How to Change History
John Wilkes Booth escaping Ford’s Theater after shooting President Lincoln.
It’s more than likely that in the audience in Montgomery on the day Stephen Douglas spoke on the statehouse steps was John Wilkes Booth. Booth would have cheered Douglas, as he put before the citizens of Montgomery the case for remaining in the Union. The actor had arrived in town a week earlier to make his debut as a leading man, in the title role of Richard III.
Booth believed that slavery was a blessing rather than a sin. “I have been through the whole South,” he wrote in an unfinished speech, “and have marked the happiness of master & of man.” True, he had seen “the Black man whipped, but only when he deserved much more than he received.”
John Wilkes Booth believed that slavery was a blessing but he opposed secession.
Nevertheless, Booth was strongly opposed to secession, believing that “the whole union is our country and no particular state.” According to his manager, his public utterances on behalf of the Union “were so unguarded” as to put his life in jeopardy.
A year earlier, Booth had attached himself to the Virginia Militia detachment sent to maintain order and stand guard at the scaffold where John Brown was hanged. “I may say I helped to hang John Brown,” he later wrote proudly.
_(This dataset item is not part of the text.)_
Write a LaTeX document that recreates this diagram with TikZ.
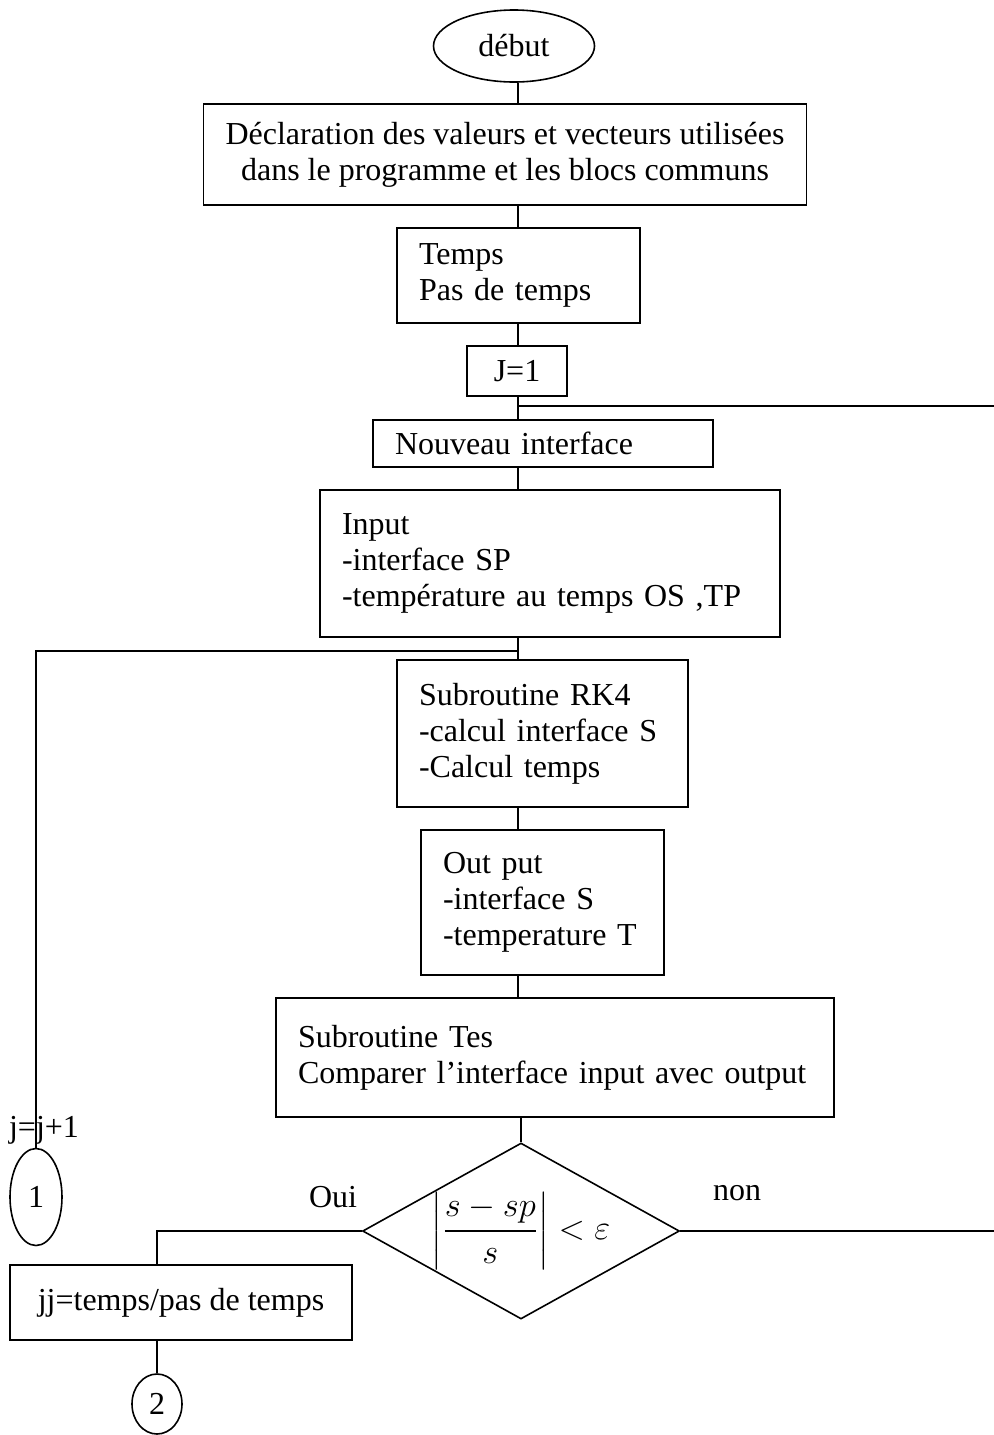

Although Booth despised Brown’s anti-slavery cause, he envied him his fame and heroic stature, calling him “the grandest character of this century.” If John Brown’s execution hastened the freeing of the slaves by igniting the Civil War, it also very likely inspired John Wilkes Booth in another history-changing act five years later, the assassination of the President who signed the Emancipation Proclamation.